Marie, Marie, Marie, ik zat uit te kijken naar dit boek,
want de omschrijving in de aanbiedingsbrochure van de Arbeiderspers beviel me.
Nu ik me door de amper tweehonderd bladzijden heen heb gevreten, kan ik
opgelucht vertellen: hier word ik literatureluurs van.
Vekeman is een Vlaming, Marie is zijn tiende. Vekeman is een
performer, een poëet en een auteur. Marie is een absurde mix tussen ‘Fightclub’
en ‘Once upon a time in Mexico’, een gedicht van tweehonderd bladzijden, een
toneelstuk op papier. Vekeman doet een Robert Rodriguez of een Quentin
Tarantino in schrift.
De ‘dokter’ (naamloze hoofdpersoon) heeft zijn grote liefde
Marie verloren. Zij is dood, gestorven, hij is in rouw, in een razende rouw vol
haat. In het dorpje Abraham heerst burgemeester Blanker, een rotzak van een
giechelende dikzak, die het met niemand goed voor heeft. Blanker heeft
buikpijn, al een tijdje, en het wordt steeds erger.
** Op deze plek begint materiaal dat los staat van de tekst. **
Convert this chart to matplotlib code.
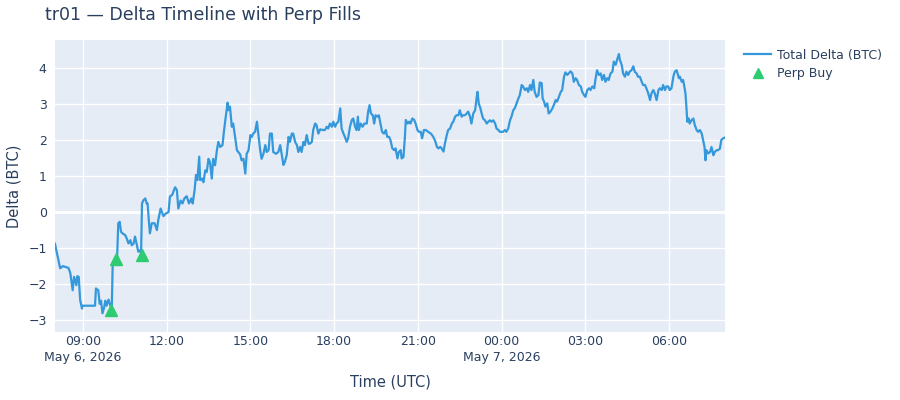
import pandas as pd
import matplotlib
matplotlib.use("Agg")
import matplotlib.pyplot as plt

# 数据：从 2026-05-06 08:00 起的分钟偏移 和 对应的 Delta (BTC)
start = pd.Timestamp("2026-05-06 08:00")
end = pd.Timestamp("2026-05-07 08:00")

minutes = [0, 8, 11, 17, 22, 29, 33, 38, 41, 46, 48, 51, 54, 58, 59, 86, 88, 93, 96, 99,
           102, 106, 108, 111, 115, 119, 122, 124, 129, 133, 136, 139, 142, 146, 151, 154, 158, 162, 165, 169,
           172, 176, 179, 183, 185, 187, 190, 194, 197, 199, 201, 204, 208, 214, 219, 222, 227, 233, 238, 244,
           247, 252, 258, 262, 265, 270, 274, 278, 283, 288, 293, 296, 300, 303, 306, 310, 312, 316, 319, 323,
           326, 330, 333, 337, 340, 344, 348, 351, 355, 360, 363, 367, 371, 373, 376, 380, 383, 387, 391, 394,
           398, 401, 405, 409, 412, 416, 420, 423, 426, 430, 434, 437, 441, 444, 448, 452, 455, 459, 462, 466,
           469, 475, 480, 484, 487, 491, 494, 498, 502, 505, 509, 512, 516, 520, 523, 527, 530, 534, 537, 541,
           545, 548, 552, 555, 559, 562, 566, 570, 575, 580, 584, 587, 591, 595, 598, 602, 605, 609, 613, 616,
           620, 623, 627, 630, 634, 638, 641, 645, 648, 651, 653, 657, 661, 665, 670, 673, 676, 679, 683, 686,
           689, 693, 696, 700, 703, 707, 711, 714, 718, 721, 725, 729, 732, 736, 739, 743, 745, 749, 752, 754,
           758, 761, 764, 768, 772, 775, 779, 782, 786, 789, 793, 797, 802, 808, 813, 817, 821, 824, 828, 831,
           835, 838, 842, 845, 849, 853, 856, 860, 863, 867, 870, 874, 877, 881, 885, 888, 892, 895, 899, 903,
           906, 908, 911, 914, 917, 920, 924, 928, 931, 935, 938, 942, 946, 949, 953, 956, 960, 963, 967, 970,
           974, 978, 981, 985, 988, 992, 996, 999, 1003, 1006, 1010, 1014, 1017, 1021, 1024, 1028, 1031, 1035, 1039, 1042,
           1046, 1048, 1051, 1054, 1058, 1061, 1065, 1069, 1072, 1076, 1079, 1083, 1087, 1090, 1094, 1097, 1101, 1104, 1108, 1112,
           1115, 1119, 1122, 1126, 1130, 1133, 1137, 1140, 1144, 1148, 1151, 1155, 1159, 1162, 1165, 1169, 1173, 1176, 1180, 1183,
           1187, 1190, 1194, 1198, 1201, 1205, 1208, 1212, 1214, 1218, 1221, 1225, 1228, 1232, 1235, 1239, 1243, 1246, 1250, 1253,
           1257, 1261, 1264, 1268, 1271, 1275, 1279, 1282, 1286, 1289, 1293, 1297, 1300, 1304, 1307, 1311, 1314, 1318, 1321, 1325,
           1329, 1332, 1336, 1338, 1341, 1343, 1347, 1350, 1352, 1355, 1357, 1359, 1362, 1364, 1368, 1372, 1375, 1379, 1382, 1386,
           1390, 1393, 1396, 1398, 1400, 1404, 1408, 1411, 1415, 1418, 1422, 1425, 1429, 1432, 1436, 1440]

delta = [-0.88, -1.38, -1.56, -1.50, -1.52, -1.55, -1.70, -2.17, -1.80, -2.03, -1.78, -1.80, -2.44, -2.68, -2.60, -2.60, -2.12, -2.17, -2.55, -2.46,
         -2.81, -2.63, -2.46, -2.60, -2.43, -2.60, -2.70, -1.43, -1.38, -1.43, -0.31, -0.27, -0.55, -0.60, -0.64, -0.73, -0.87, -0.78, -0.92, -0.87,
         -0.68, -0.92, -1.10, -1.06, -1.15, 0.24, 0.33, 0.38, 0.24, 0.24, -0.12, -0.59, -0.31, -0.31, -0.50, -0.22, 0.10, -0.11, -0.04, 0.00,
         0.43, 0.48, 0.69, 0.61, 0.10, 0.32, 0.24, 0.38, 0.44, 0.24, 0.38, 0.24, 0.61, 1.03, 0.89, 1.54, 0.89, 0.93, 0.83, 1.16,
         1.11, 1.48, 1.39, 0.93, 1.48, 1.30, 1.72, 1.95, 1.81, 1.86, 2.23, 2.65, 3.04, 2.83, 2.93, 2.37, 2.46, 2.09, 1.72, 1.67,
         1.60, 1.44, 1.48, 1.07, 1.62, 1.72, 2.14, 2.09, 2.18, 2.23, 2.51, 2.18, 1.72, 1.48, 1.62, 1.86, 1.67, 1.72, 2.18, 2.18,
         1.67, 1.62, 1.67, 1.86, 1.62, 1.31, 1.39, 1.58, 2.09, 1.95, 2.18, 2.18, 1.95, 1.86, 1.67, 1.81, 1.67, 1.95, 1.86, 2.14,
         1.90, 1.90, 1.95, 2.28, 2.46, 2.42, 2.18, 2.30, 2.28, 2.28, 2.37, 2.32, 2.46, 2.37, 2.51, 2.37, 2.46, 2.51, 2.88, 2.32,
         2.18, 2.09, 1.95, 2.05, 2.37, 2.56, 2.60, 2.37, 2.28, 2.65, 2.28, 2.46, 2.37, 2.46, 2.46, 2.79, 2.97, 2.74, 2.69, 2.46,
         2.69, 2.65, 2.69, 2.42, 2.23, 2.18, 2.28, 2.09, 2.09, 2.00, 1.77, 1.72, 1.77, 1.49, 1.67, 1.72, 1.49, 1.53, 2.09, 2.56,
         2.46, 2.51, 2.46, 2.60, 2.56, 2.46, 2.28, 2.23, 2.23, 2.05, 2.28, 2.28, 2.23, 2.18, 2.09, 1.98, 1.81, 1.77, 1.81, 1.77,
         1.68, 1.90, 2.14, 2.28, 2.32, 2.46, 2.51, 2.65, 2.69, 2.69, 2.83, 2.65, 2.69, 2.69, 2.74, 2.79, 2.65, 2.46, 2.74, 2.83,
         3.16, 3.34, 3.00, 2.90, 2.74, 2.60, 2.55, 2.46, 2.51, 2.55, 2.51, 2.55, 2.46, 2.32, 2.28, 2.23, 2.23, 2.23, 2.28, 2.23,
         2.32, 2.55, 2.65, 2.83, 2.88, 3.02, 3.16, 3.25, 3.53, 3.49, 3.39, 3.44, 3.34, 3.53, 3.39, 3.67, 3.34, 3.20, 3.25, 3.60,
         3.58, 3.16, 3.07, 2.93, 3.02, 2.74, 2.79, 2.88, 2.97, 3.11, 3.07, 3.20, 3.34, 3.39, 3.76, 3.88, 3.81, 3.85, 3.91, 3.85,
         3.62, 3.72, 3.67, 3.53, 3.49, 3.34, 3.25, 3.20, 3.39, 3.44, 3.39, 3.49, 3.44, 3.72, 3.94, 3.81, 3.85, 3.67, 3.81, 3.62,
         3.72, 3.67, 3.85, 3.90, 4.18, 4.09, 4.23, 4.39, 4.23, 4.09, 3.85, 3.76, 3.90, 3.81, 3.90, 3.94, 4.05, 3.90, 3.85, 3.76,
         3.76, 3.62, 3.53, 3.53, 3.44, 3.30, 3.11, 3.30, 3.39, 3.30, 3.11, 3.39, 3.44, 3.39, 3.53, 3.39, 3.49, 3.49, 3.39, 3.44,
         3.76, 3.90, 3.94, 3.85, 3.72, 3.76, 3.62, 3.67, 3.53, 3.30, 2.93, 2.51, 2.60, 2.46, 2.55, 2.60, 2.42, 2.28, 2.23, 2.28,
         2.18, 2.00, 1.81, 1.44, 1.72, 1.63, 1.67, 1.81, 1.58, 1.67, 1.72, 1.72, 1.76, 2.00, 2.05, 2.07]

# Perp 买入成交
fill_minutes = [121, 131, 187]
fill_delta = [-2.72, -1.31, -1.19]

times = start + pd.to_timedelta(minutes, unit="min")
fill_times = start + pd.to_timedelta(fill_minutes, unit="min")

txt = "#2a3f5f"
plt.rcParams['font.family'] = ['DejaVu Sans']

fig = plt.figure(figsize=(9, 4), dpi=100)
ax = fig.add_axes([55 / 900, 1 - 332 / 400, 670 / 900, 292 / 400])
ax.set_facecolor("#E5ECF6")
for s in ax.spines.values():
    s.set_visible(False)

ax.plot(times, delta, color="#3498db", lw=1.6, label="Total Delta (BTC)", zorder=3)
ax.plot(fill_times, fill_delta, ls="none", marker="^", ms=9, color="#2ecc71",
        mec="#2ecc71", label="Perp Buy", zorder=4)

ax.set_xlim(start, end)
ax.set_ylim(-3.33, 4.78)
ax.set_yticks(range(-3, 5))
ax.axhline(0, color="white", lw=2, zorder=1)

ticks = pd.date_range("2026-05-06 09:00", "2026-05-07 06:00", freq="3h")
labels = []
for i, t in enumerate(ticks):
    lab = t.strftime("%H:%M")
    if i == 0 or (t.hour == 0 and t.minute == 0):
        lab += "\n" + t.strftime("%b %-d, %Y")
    labels.append(lab)
ax.set_xticks(ticks)
ax.set_xticklabels(labels, ha="center", linespacing=1.3)

ax.grid(True, color="white", lw=1)
ax.set_axisbelow(True)
ax.tick_params(axis="both", length=0, labelsize=9, colors=txt, pad=6)
ax.tick_params(axis="x", pad=2)

ax.set_xlabel("Time (UTC)", fontsize=10.5, color=txt, labelpad=8)
ax.set_ylabel("Delta (BTC)", fontsize=10.5, color=txt, labelpad=5)
fig.text(45 / 900, 1 - 15 / 400, "tr01 — Delta Timeline with Perp Fills", fontsize=12.5,
         color=txt, ha="left", va="center")

leg = ax.legend(loc="upper left", bbox_to_anchor=(1.015, 1.0), frameon=False, fontsize=9,
                handlelength=2.2, labelcolor=txt, borderaxespad=0.3, handletextpad=0.45,
                labelspacing=0.45)
leg.legend_handles[1].set_markersize(7)

fig.savefig("out.png", dpi=100)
Ik zag het niet, moet ik
zeggen, maar een man met buikpijn en er is ook nog een ‘dokter’ in de zaal, dat
komt ergens samen. In Abraham loopt het met heel veel inwoners niet goed af.
Soms is dat per ongeluk, vaak is dat met opzet. Een grizzly, een bal op een
dak, een XXXL-babydoll in het roze, eieren, wat er in Abraham gebeurt en met
wie, dat is niet na te vertellen. Er is veel ellende, veel gerotzooi, veel
‘blood & gore’.
Vekeman schrijft niet voor het leesbare. De wiskundige
zinnen, die technisch gezien volledig kloppen, maar zo ontzettend veel
haarspeldbochten maken, zijn niet altijd makkelijk te verteren. Met een frons
lees je door de vele moordpartijen, wantrouwen, verdriet en diep ongeluk. Een
diepgrijs boek dat alleen maar donkerder eindigt. Die lezersfrons wordt dieper
en dieper, omdat je heel hard probeert te begrijpen wat Vekeman daar schrijft,
maar er niet echt een ‘begrijpen’ is. Vekeman heeft geschreven, dat is er. Dat
moet genieten en huilen zijn geblazen. Een stortbui van pijn, liefde en rotheid
in een zee van blikkerende zinnen, die net zo hard hun best doen de lezer om te
brengen als de personages in het boek hun medepersonages. Metaforen te over,
maar zou je er eentje bedenken die de auteur ook zo bedoeld heeft? Daar kom je
nooit achter. De buikpijn en de rouwhaat van de ‘dokter’, ‘one and the same’?
Een voortwoekerende kanker, zowel fysiek als mentaal? Kan, of niet, misschien
verzin ik het er zelf bij.
Marie is een bord beschimmelde pap en een rotte banaan, het
is een beetje viezig om te lezen. Je wordt er niet gelukkig van, maar juist
heel ongemakkelijk en een beetje gedeprimeerd. Ik kan niet wachten om rillend
van afschuw de film te bekijken, maar het boek ga ik nooit weer oppakken. Marie
en al haar zinnen komen uit een geniaal, maar ook erg verontrustend brein.
Intrigerend, zo’n boek, ik blijf achter met een frons, die dagen zal blijven
hangen. Dank u, Christophe Vekeman, voor een nieuwe rimpel.